O Factor Humano
Rios Impossíveis
Os rios impossíveis
(9)
Não precisava de invocar as suas origens nem o seu trajecto passado. Era filho de um rio mas tinha dado a volta por cima e partido à conquista do seu Mundo, cruzando um arco de granito, sobre o pai.
Fotografia de Inês Torrado
Não tinha afluentes e o seu caudal era constante.
Levava a água para a aldeia de C. e por isso alguns lhe chamavam levada, outros agueira. Na realidade ele revia-se como um rio - quem sai aos seus não degenera - costumava dizer.

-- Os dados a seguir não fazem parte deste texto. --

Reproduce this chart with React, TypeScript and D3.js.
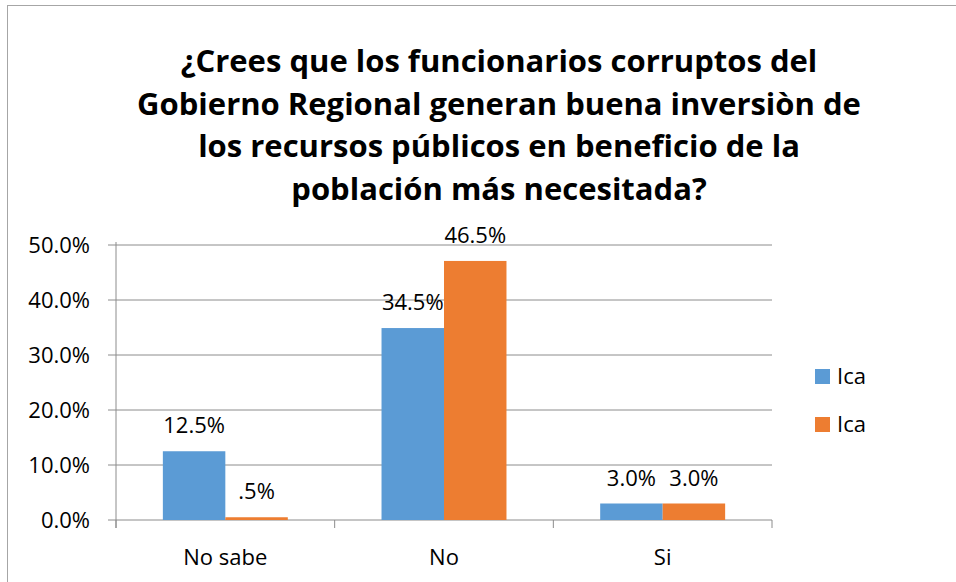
import React from "react";
import * as d3 from "d3";

const categories = ["No sabe", "No", "Si"];
const seriesNames = ["Ica", "Ica"];
const seriesA = [12.5, 34.9, 3.0];
const seriesB = [0.5, 47.1, 3.0];
const labelsA = ["12.5%", "34.5%", "3.0%"];
const labelsB = [".5%", "46.5%", "3.0%"];
const yTicks = [0, 10, 20, 30, 40, 50];
const titleLines = [
  "¿Crees que los funcionarios corruptos del",
  "Gobierno Regional generan buena inversiòn de",
  "los recursos públicos en beneficio de la",
  "población más necesitada?",
];
const colors = ["#5B9BD5", "#ED7D31"];

const W = 956;
const H = 582;
const FONT = "'Open Sans', 'Noto Sans', sans-serif";

export default function App() {
  const plotLeft = 116;
  const plotRight = 772;
  const y = d3.scaleLinear().domain([0, 50]).range([520, 245]);
  const x0 = d3.scaleBand().domain(categories).range([plotLeft, plotRight]).paddingInner(0).paddingOuter(0);
  const groupW = x0.bandwidth();
  const barW = groupW / 3.5;
  const series = [seriesA, seriesB];
  const labels = [labelsA, labelsB];
  const gridColor = "#8c8c8c";
  const boundaries = [...categories.map((c) => x0(c) as number), plotRight];

  return (
    <svg width={W} height={H} style={{ position: "absolute", left: 0, top: 0, background: "#fff" }}>
      <rect x={7.5} y={5.5} width={W + 20} height={H + 20} fill="#fff" stroke="#a6a6a6" strokeWidth={1} />
      {titleLines.map((t, i) => (
        <text key={i} x={499} y={72 + i * 42.5} textAnchor="middle" fontFamily={FONT} fontWeight="bold" fontSize={31} fill="#000">
          {t}
        </text>
      ))}
      {yTicks.map((v) => (
        <g key={v}>
          <line x1={108} x2={plotRight} y1={y(v)} y2={y(v)} stroke={gridColor} strokeWidth={1} />
          <text x={90} y={y(v)} dy="0.35em" textAnchor="end" fontFamily={FONT} fontSize={22} fill="#000">
            {d3.format(".1f")(v) + "%"}
          </text>
        </g>
      ))}
      <line x1={plotLeft} x2={plotLeft} y1={242} y2={528} stroke={gridColor} strokeWidth={1} />
      {boundaries.map((bx, i) => (
        <line key={i} x1={bx} x2={bx} y1={520} y2={528} stroke={gridColor} strokeWidth={1} />
      ))}
      {categories.map((c, ci) => {
        const gx = (x0(c) as number) + (groupW - 2 * barW) / 2;
        return (
          <g key={c}>
            {series.map((s, si) => {
              const bx = gx + si * barW;
              return (
                <g key={si}>
                  <rect x={bx} y={y(s[ci])} width={barW} height={y(0) - y(s[ci])} fill={colors[si]} />
                  <text x={bx + barW / 2} y={y(s[ci]) - 18} textAnchor="middle" fontFamily={FONT} fontSize={22} fill="#000">
                    {labels[si][ci]}
                  </text>
                </g>
              );
            })}
            <text x={(x0(c) as number) + groupW / 2} y={565} textAnchor="middle" fontFamily={FONT} fontSize={22} fill="#000">
              {c}
            </text>
          </g>
        );
      })}
      {seriesNames.map((n, i) => (
        <g key={i}>
          <rect x={815} y={369 + i * 48} width={15} height={15} fill={colors[i]} />
          <text x={837} y={376.5 + i * 48} dy="0.35em" fontFamily={FONT} fontSize={22} fill="#000">
            {n}
          </text>
        </g>
      ))}
    </svg>
  );
}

Fotografia de Inês Torrado
Até se gabava de ter trutas, embora escassas e, em geral, pequenas, que se deixavam levar pela corrente, desde a longínqua presa onde nascia.
Mas a magia deste quase rio, mais do que rio, era a de visitar as casas da aldeia, entrando em cada uma delas, em leito de granito, por uma abertura rente ao chão, na parede voltada a norte.
E era ver as mulheres a colherem a água com um púcaro, enchendo o pote pousado nas brasas, ou a pia de granito onde lavavam a louça.
As águas sobrantes saíam pela parede voltada a sul e eram usadas para regar a horta ou matar a sede ao gado.
Levavam com elas os ais nocturnos do prazer e da dor, lavavam os sonhos das crianças embaladas pelo rumor da corrente desse quase rio, mais do que rio.
(com um abraço ao meu avô, Lelo da Tenenta, que num dia de Abril de 1972, me levou com ele à aldeia de C.)